“Fix the volatile Mercury” and "Tend the Philosophers’ Garden”
This plate illustrates two of the “hieroglyphic” pictures that Nicolas Flamel says he found in the mysterious Book of Abraham the Jew, the book that (in Flamel’s account) set him on the path to the philosophers’ stone. In the German 1751 compendium (Des berühmten Philosophi Nicolai Flamelli chymische Werke), the plate is inserted inside Die Erklärung der hieroglyphischen Figuren… (“The explanation of the hieroglyphic figures”)
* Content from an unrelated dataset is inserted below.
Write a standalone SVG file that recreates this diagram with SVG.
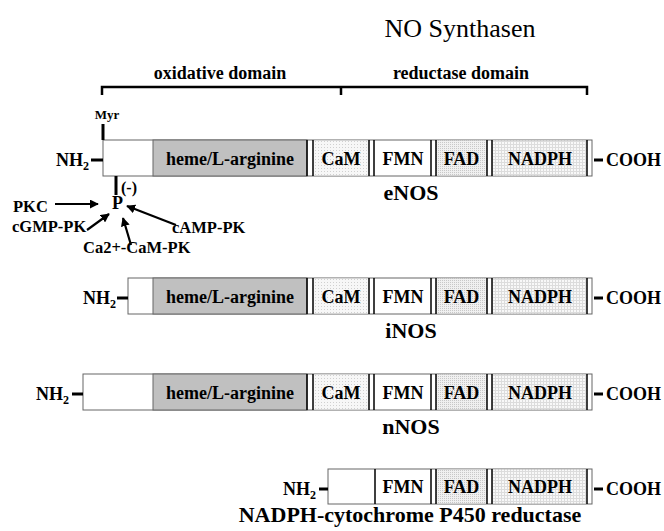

To the left is Mercury (Hermes), holding the caduceus. To the right is Saturn or Time, rushing at Mercury and aiming to cut off his feet. Flamel describes this scene exactly in the Introduction to his book: on the fourth leaf he saw “a young man with wings at his ankles … the god Mercury,” and “against him there came … a great old man, who upon his head had an hour-glass … with a scythe … with which … he would have cut off the feet of Mercury.” The dramatic gesture of cutting Mercury’s feet is a symbolical way of saying “halt" or "fix Mercury” - the first great task of the Work. As As Silberer Herbert said, "They (the alchemists) thought they had to fix this volatile soul (Mercury) by some medium in order to get a precious metal, silver, gold." The lower half portrays the Philosophers’ Garden. At its center is an old hollow oak twined by a rosebush bearing white and red blossoms. At the oak’s foot a clear, silvery fountain springs and sinks back into the earth. Around the beds figures dig, prune, and lay down curved boards or channels. Flamel again gives this description for the “fifth leaf”: “a fair rose-tree flowered in the midst of a sweet garden, climbing up against a hollow oak; at the foot whereof boiled a fountain of most white water, which ran headlong down into the depths, notwithstanding it first passed among the hands of infinite people which digged in the earth seeking for it; but because they were blind, none of them knew it, except here and there one which considered the weight.” The point that Flamel is trying to make is that most seekers look in the right place, but they do so with the wrong understanding. It’s has to do with lacking the philosophical understanding or the correct frame of reference - the right “weight” or “context” that’s necessary for proper insight. Without understanding what the "garden", the vessel and the "fountain" represent inwardly, we mistakenly look for external sources.